AO1 Foundation
- Formation: July 11, 2017; 8 years ago
- Founder: Carson Wentz
- Founded at: Philadelphia, Pennsylvania
- Region served: Worldwide; however primarily in Philadelphia and North Dakota regions
- Services: Activities for underprivileged youth; Hunting and outdoor opportunities for the physically disabled and veterans; Service dog support;
- Website: www.ao1foundation.org

= AO1 Foundation =

American non-profit foundation

The Audience of One Foundation, commonly referred to as the AO1 Foundation, is an American non-profit foundation founded in July 2017 by then-Philadelphia Eagles quarterback Carson Wentz. The "audience of one" in the foundation's name refers to Jesus, as Wentz is a Christian.
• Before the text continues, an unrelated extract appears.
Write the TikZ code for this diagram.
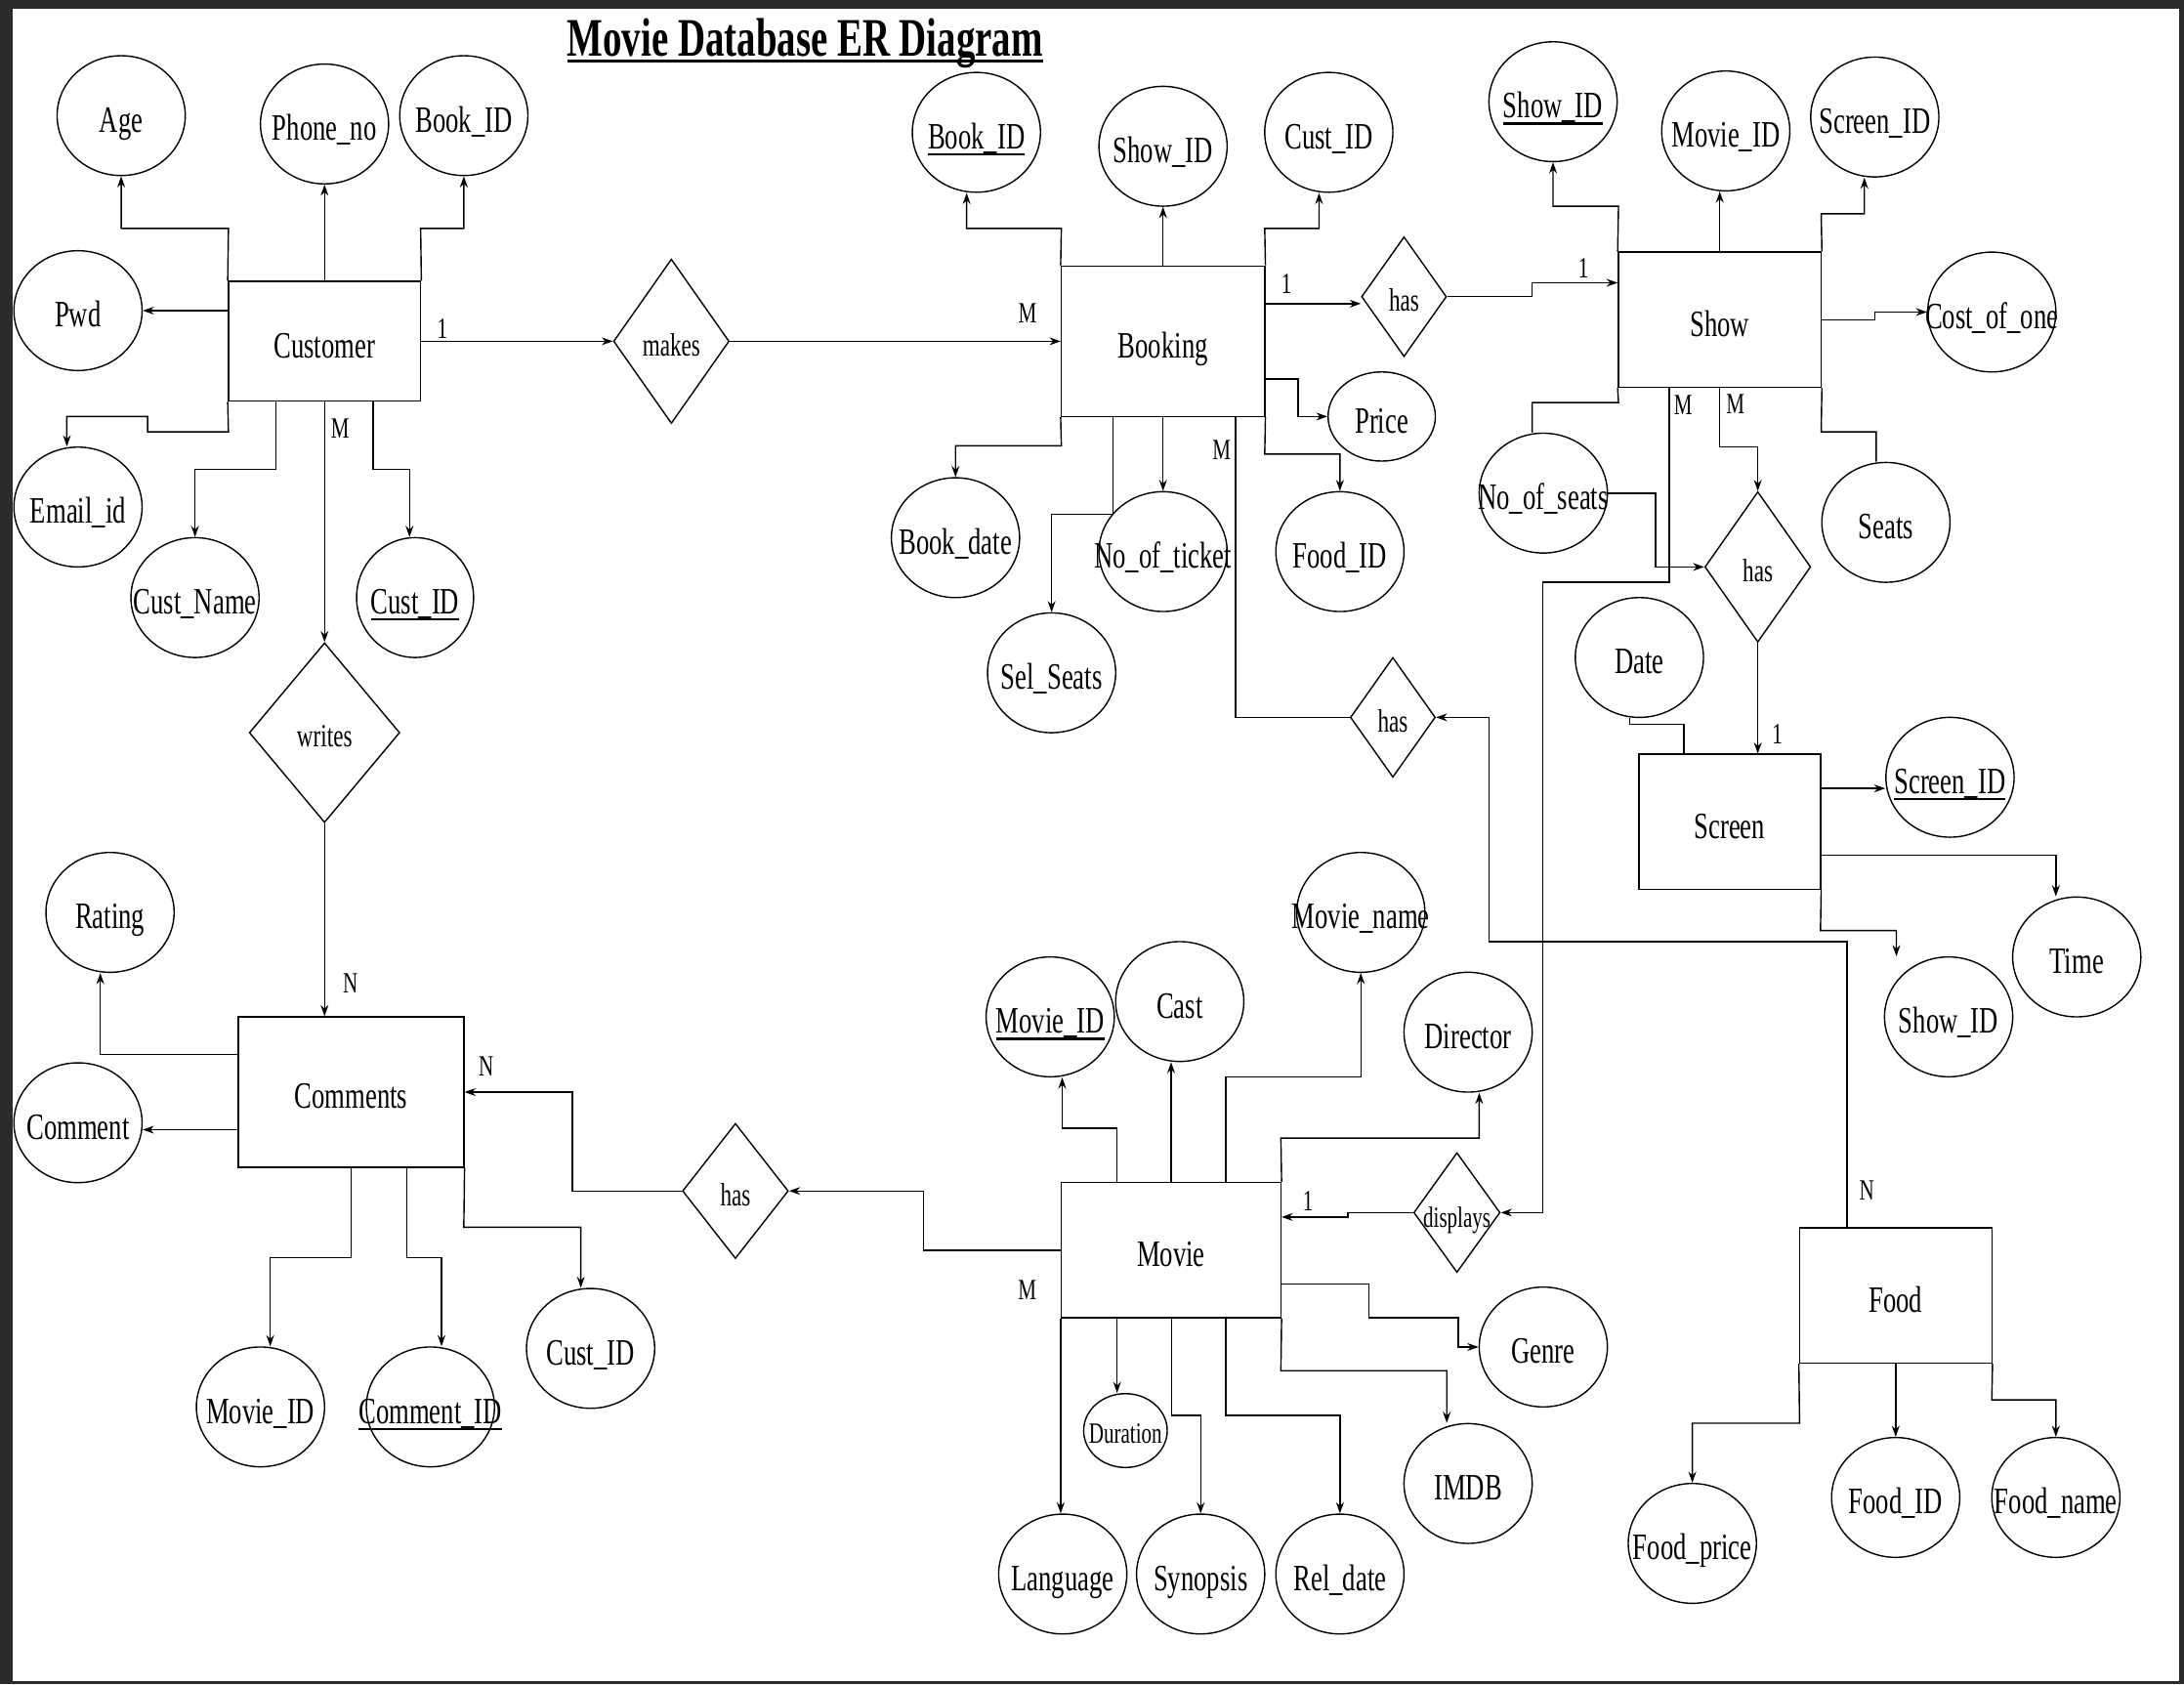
\documentclass[tikz,border=0pt]{standalone}
\usepackage{fontspec}
\setmainfont[FakeStretch=0.70]{Liberation Serif}
\usepackage{tikz}
\usetikzlibrary{shapes.geometric}
\usetikzlibrary{arrows.meta}
\usetikzlibrary{positioning}
\definecolor{framegray}{HTML}{2B2B2B}
\newcommand{\attrfont}{\fontsize{19}{22}\selectfont}
\newcommand{\relfont}{\fontsize{16.5}{19}\selectfont}
\newcommand{\cardfont}{\fontsize{15}{18}\selectfont}
\newcommand{\erdtitlefont}{\fontsize{27.7}{32}\selectfont\bfseries}
\newcommand{\ulined}[3]{\setbox0\hbox{#3}\leavevmode\rlap{\rule[-#2]{\wd0}{#1}}\box0}
\newcommand{\pkey}[1]{\ulined{1.2pt}{3.4pt}{#1}}

\begin{document}
\begin{tikzpicture}[x=0.025cm,y=-0.025cm,line width=0.7pt,>={Stealth[length=0.2cm,width=0.14cm]},
   attr/.style={ellipse,draw,minimum width=2.3cm,minimum height=2.15cm,inner xsep=-1.5cm,inner ysep=0pt,text height=18pt,text depth=1.2pt,font=\attrfont},
   ent/.style={rectangle,draw,inner sep=0pt,text height=18pt,text depth=1.2pt,font=\attrfont},
   rel/.style={diamond,draw,inner xsep=-1.5cm,inner ysep=0pt,text height=16pt,text depth=1.2pt,font=\relfont},
   card/.style={inner sep=0pt,font=\cardfont}]
   \fill[framegray] (0,0) rectangle (1568,1209);
   \fill[white] (9.4,6.3) rectangle (1564.5,1207);
   \node[font=\erdtitlefont] (title) at (578,31) {\ulined{1.6pt}{3.3pt}{Movie Database ER Diagram}};

   \node[ent,minimum width=3.45cm,minimum height=2.15cm] (cust) at (233,245) {Customer};
   \node[ent,minimum width=3.65cm,minimum height=2.7cm] (book) at (835,245) {Booking};
   \node[ent,minimum width=3.64cm,minimum height=2.425cm] (show) at (1234.7,229.5) {Show};
   \node[ent,minimum width=3.26cm,minimum height=2.425cm] (screen) at (1241.8,590) {Screen};
   \node[ent,minimum width=4.05cm,minimum height=2.7cm] (comm) at (252,784) {Comments};
   \node[ent,minimum width=3.94cm,minimum height=2.425cm] (movie) at (840.8,897.5) {Movie};
   \node[ent,minimum width=3.45cm,minimum height=2.425cm] (food) at (1361,930) {Food};

   \node[rel,minimum width=2.075cm,minimum height=2.95cm] (makes) at (482,245) {makes};
   \node[rel,minimum width=2.7cm,minimum height=3.225cm] (writes) at (233,526) {writes};
   \node[rel,minimum width=1.525cm,minimum height=2.15cm] (hasbs) at (1008,213) {has};
   \node[rel,minimum width=1.525cm,minimum height=2.15cm] (hasbf) at (1000,515) {has};
   \node[rel,minimum width=1.9cm,minimum height=2.7cm] (hasss) at (1262,407) {has};
   \node[rel,minimum width=1.9cm,minimum height=2.425cm] (hasmc) at (528,855) {has};
   \node[rel,minimum width=1.55cm,minimum height=2.15cm,font=\cardfont] (disp) at (1046,870.5) {displays};

   \node[attr] (age) at (87,83) {Age};
   \node[attr] (phone) at (233,89) {Phone\_no};
   \node[attr] (cbook) at (333,83) {Book\_ID};
   \node[attr] (pwd) at (56,223) {Pwd};
   \node[attr] (email) at (56,364) {Email\_id};
   \node[attr] (cname) at (140,429) {Cust\_Name};
   \node[attr,minimum width=2.1cm] (cid) at (298,429) {\pkey{Cust\_ID}};

   \node[attr] (bbook) at (701,95) {\pkey{Book\_ID}};
   \node[attr] (bshow) at (835,105) {Show\_ID};
   \node[attr] (bcust) at (954,95) {Cust\_ID};
   \node[attr,minimum width=1.925cm,minimum height=1.6cm] (price) at (992,299) {Price};
   \node[attr] (bfood) at (962,396) {Food\_ID};
   \node[attr] (bdate) at (686,386) {Book\_date};
   \node[attr] (ticket) at (835,396) {No\_of\_ticket};
   \node[attr] (sel) at (755,483) {Sel\_Seats};

   \node[attr] (sshow) at (1115,73) {\pkey{Show\_ID}};
   \node[attr] (smovie) at (1239,94) {Movie\_ID};
   \node[attr] (sscreen) at (1346,84) {Screen\_ID};
   \node[attr] (cost) at (1430,224) {Cost\_of\_one};
   \node[attr] (noseats) at (1108,354) {No\_of\_seats};
   \node[attr] (seats) at (1354,375) {Seats};

   \node[attr] (date) at (1177,472) {Date};
   \node[attr] (scid) at (1400,558) {\pkey{Screen\_ID}};
   \node[attr] (time) at (1491,687) {Time};
   \node[attr] (scshow) at (1399,730) {Show\_ID};

   \node[attr] (rating) at (79,655) {Rating};
   \node[attr] (comment) at (56,806) {Comment};
   \node[attr] (cmovie) at (187,1010) {Movie\_ID};
   \node[attr] (commid) at (309,1010) {\pkey{Comment\_ID}};
   \node[attr] (ccid) at (424,968) {Cust\_ID};

   \node[attr] (mid) at (754,730) {\pkey{Movie\_ID}};
   \node[attr] (cast) at (847,719) {Cast};
   \node[attr] (mname) at (977,655) {Movie\_name};
   \node[attr] (dir) at (1054,741) {Director};
   \node[attr] (genre) at (1108,967) {Genre};
   \node[attr] (imdb) at (1054,1065) {IMDB};
   \node[attr,minimum width=1.5cm,minimum height=1.325cm,text height=14pt,font=\cardfont] (dur) at (808,1027) {Duration};
   \node[attr] (lang) at (763,1130) {Language};
   \node[attr] (syn) at (862,1130) {Synopsis};
   \node[attr] (reldate) at (962,1130) {Rel\_date};

   \node[attr] (fprice) at (1215,1108) {Food\_price};
   \node[attr] (fid) at (1361,1075) {Food\_ID};
   \node[attr] (fname) at (1476,1075) {Food\_name};

   \draw[->] (cust.north west) -- (164,164) -| (age);
   \draw[->] (cust.north) -- (phone);
   \draw[->] (cust.north east) -- (302,164) -| (cbook);
   \draw[->] (cust.west |- pwd) -- (pwd);
   \draw[->] (cust.south west) -- (164,310) -- (106,310) -- (106,299) -| (email.north -| 48,0);
   \draw[->] (cust.south -| 198,0) -- (198,337) -| (cname);
   \draw[->] (cust.south -| 268,0) -- (268,337) -| (cid.north -| 294,0);
   \draw[->] (cust) -- node[card,pos=0.11,above=1pt] {1} (makes);
   \draw[->] (makes) -- node[card,pos=0.9,above=9pt] {M} (book);
   \draw[->] (cust) -- node[card,pos=0.11,right=3pt] {M} (writes);
   \draw[->] (writes) -- node[card,pos=0.83,right=9pt] {N} (writes |- comm.north);

   \draw[->] (comm.west |- 0,757) -| (rating.south -| 72,0);
   \draw[->] (comm.west |- 0,811) -- (comment.east |- 0,811);
   \draw[->] (hasmc) -- (411,855) |- node[card,pos=0.9,above=8pt] {N} (comm.east);
   \draw[->] (movie.west) -- node[card,pos=0,below left=15pt and 12pt] {M} (663,897.5) |- (hasmc);
   \draw[->] (comm.south -| 252,0) -- (252,903) -| (cmovie.north -| 194,0);
   \draw[->] (comm.south -| 292,0) -- (292,903) -| (commid.north -| 317,0);
   \draw[->] (comm.south east) -- (333,881) -| (ccid.north -| 417,0);

   \draw[->] (book.north west) -- (762,164) -| (bbook.south -| 694,0);
   \draw[->] (book.north) -- (bshow);
   \draw[->] (book.north east) -- (908,164) -| (bcust.south -| 947,0);
   \draw[->] (book.east |- 0,218) -- node[card,pos=0.22,above=5pt] {1} (hasbs.west |- 0,218);
   \draw[->] (hasbs) -- (1100,213) |- node[card,pos=0.8,above=2pt] {1} (show.west |- 0,203);
   \draw[->] (book.east |- 0,272) -- (932,272) |- (price);
   \draw[->] (book.south east) -- (908,326) -| (bfood);
   \draw[->] (book.south west) -- (762,320) -| (bdate);
   \draw[->] (book.south) -- (ticket);
   \draw[->] (book.south -| 799,0) -- (799,369) -| (sel);
   \draw (book.south -| 887,0) |- node[card,pos=0.055,left=2pt] {M} (hasbf);
   \draw[->] (food.north -| 1326,0) |- node[card,pos=0.065,right=6pt] {N} (1069,676) |- (hasbf);

   \draw[->] (show.north west) -- (1162,148) -| (sshow);
   \draw[->] (show.north) -- (show.north |- smovie.south);
   \draw[->] (show.north east) -- (1307.5,153.5) -| (sscreen.south -| 1338.5,0);
   \draw[->] (show.east) -- (1346,229.5) |- (cost);
   \draw (show.south east) -- (1307.5,310) -| (seats.north -| 1347,0);
   \draw (show.south west) -- (1162,289) -| (noseats.north -| 1100,0);
   \draw[->] (noseats.east) -- (1188.5,354) |- (hasss);
   \draw[->] (show.south) -- node[card,pos=0.28,right=3pt] {M} (1234.7,321) -| (hasss);
   \draw[->] (show.south -| 1198.5,0) |- node[card,pos=0.043,right=2pt] {M} (1107.5,418) |- (disp);
   \draw[->] (hasss) -- node[card,pos=0.82,right=7pt] {1} (hasss |- screen.north);
   \draw (date.south -| 1170,0) -- (1170,520) -| (screen.north -| 1209,0);

   \draw[->] (screen.east |- 0,566) -- (scid.west |- 0,566);
   \draw[->] (screen.east |- 0,614) -| (time.north -| 1476,0);
   \draw[->] (screen.south east) -- (1307,668) -| (scshow.north -| 1361.5,0);

   \draw[->] (movie.north -| 802,0) -- (802,810) -| (mid.south -| 762.6,0);
   \draw[->] (movie.north) -- (movie.north |- cast.south);
   \draw[->] (movie.north -| 880,0) -- (880,773) -| (mname);
   \draw[->] (movie.north east) -- (919.6,817) -| (dir.south -| 1062,0);
   \draw[->] (disp) -- (967.6,870.5) -- (967.6,873.7) -- node[card,pos=0.6,above=3pt] {1} (movie.east |- 0,873.7);
   \draw[->] (movie.east |- 0,921.7) -| (983,946) -| (1047,967) -- (genre);
   \draw[->] (movie.south east) -- (919.6,984) -| (imdb.north -| 1038.7,0);
   \draw[->] (movie.south west) -- (movie.south west |- lang.north);
   \draw[->] (movie.south -| 802,0) -- (dur.north -| 802,0);
   \draw[->] (movie.south -| 841,0) -- (841,1016) -| (syn);
   \draw[->] (movie.south -| 880,0) -- (880,1016) -| (reldate);

   \draw[->] (food.south west) -- (1292,1021.7) -| (fprice);
   \draw[->] (food.south) -- (fid);
   \draw[->] (food.south east) -- (1430,1005) -| (fname);
\end{tikzpicture}
\end{document}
The foundation operates through 3 ministries.

==History==
In 2018, the foundation partnered with The Connect Church to start operating a food truck in Philadelphia, providing free food. The service expanded to Indianapolis in 2021, when Wentz quarterbacked the Indianapolis Colts.

In the same year, the foundation created the Outdoor Ministry to give children with life-threatening illnesses access to activities such as swimming, fishing and hunting.

After visiting Haiti on a mission trip in the spring of 2017, Wentz partnered with Mission of Hope to build a sports complex.